Breaking up is hard to do. . .
No doubt we can all remember the song of that title: Breaking Up Is Hard To Do. And it’s likely we have all experienced the trauma of it happening to us. I am presently watching, with a supportive eye, open arms and a loving heart, a very dear friend pick her way carefully through the many brambles of a relationship gone bad. It’s an ending that very much needed to happen but it’s not easy to execute, regardless. Or experience. Breaking up is simply never easy. Yet it’s often necessary, sometimes even life-preserving.
In the work I have been doing for a few decades now, my focus has been on relationships, as many of you know. My recent few books, (see www.womens-spirituality.com book section for their titles), and the body of workshops of late have focused almost exclusively on creating more successful, productive and peaceful relationships; at home, at work and with strangers too. Perhaps it’s my advancing years that have inspired this narrower focus or my heightened awareness of the tension that seems to reside in so many of the encounters I observe among friends and strangers too.
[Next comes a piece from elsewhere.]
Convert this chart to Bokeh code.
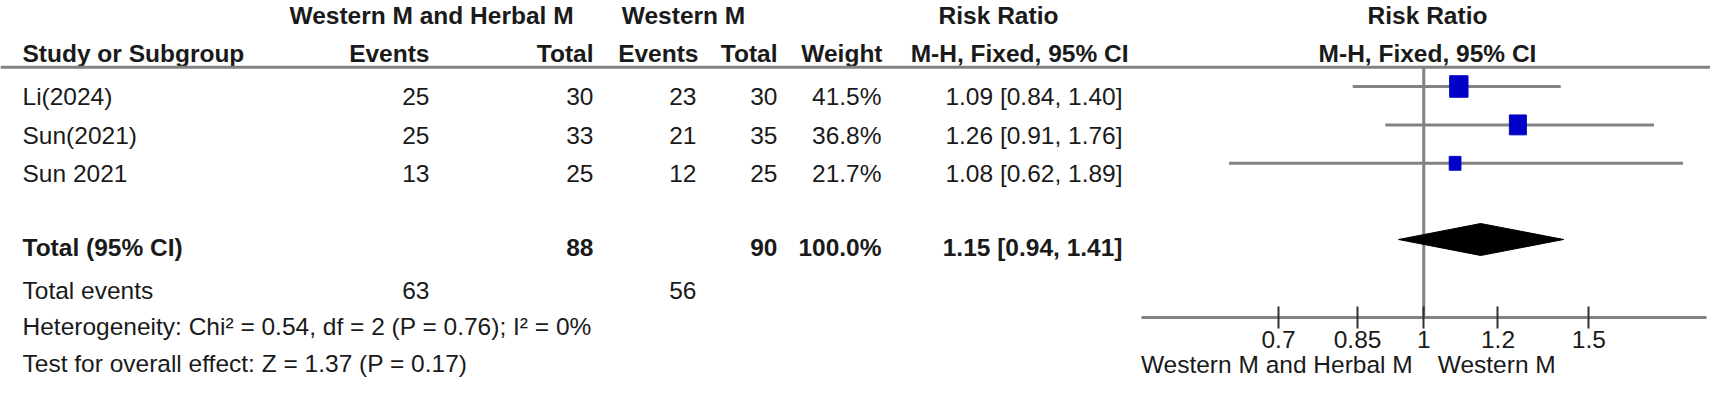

Way too many people simply seem out of sorts, don’t they? Edgy. They frown rather than smile. Bark commands rather than politely ask. Dismiss their fellow-travelers rather than engage in kind bantering, the form of attention that lets the other person know she has been seen and heard.
And this is a good segue back to the topic at hand: breaking up. One of the primary reasons many couples end a relationship is that one or the other party feels unheard, unseen, disrespected in some way. In a movie I saw a number of years ago a detective pointed out to the protagonist who was certain her husband was having an affair that everyone simply wants a witness to their life. People want to know they have mattered. Made their mark. Contributed in some worthy way. Of course we do all have that purpose. A shared one of mattering to the whole of the human universe. But it’s especially nice to be told, to be acknowledged in that vane.
Through my books and workshops it’s my hope to teach people how to make those tender connections so that breaking up doesn’t remain the default position that it has too often become in our culture. Giving love a chance, giving witnessing a chance, giving peace a chance is guaranteed to make breaking up a much harder thing to do.
Anne
I have recently broken up from a 3 year relationship with an alcoholic. It has taken me till now to realize that I can’t “fix” him. He says he wants to quit but also knows that until he can decide that for himself he won’t. I am not a quitter but I have walked away. I have read you book LET GO NOW: EMBRACNG DETACHMENT and will continue to read it in hopes that I will remain detached from him. I would appreciate your prayers for him to recover from this addiction and for me to LET GO. I truly enjoy your book and am glad I found your website. Thank you.
karencasey
AnneDear Anne,
You have made the brave and very wise move. We can only save ourselves. I will pray for you both.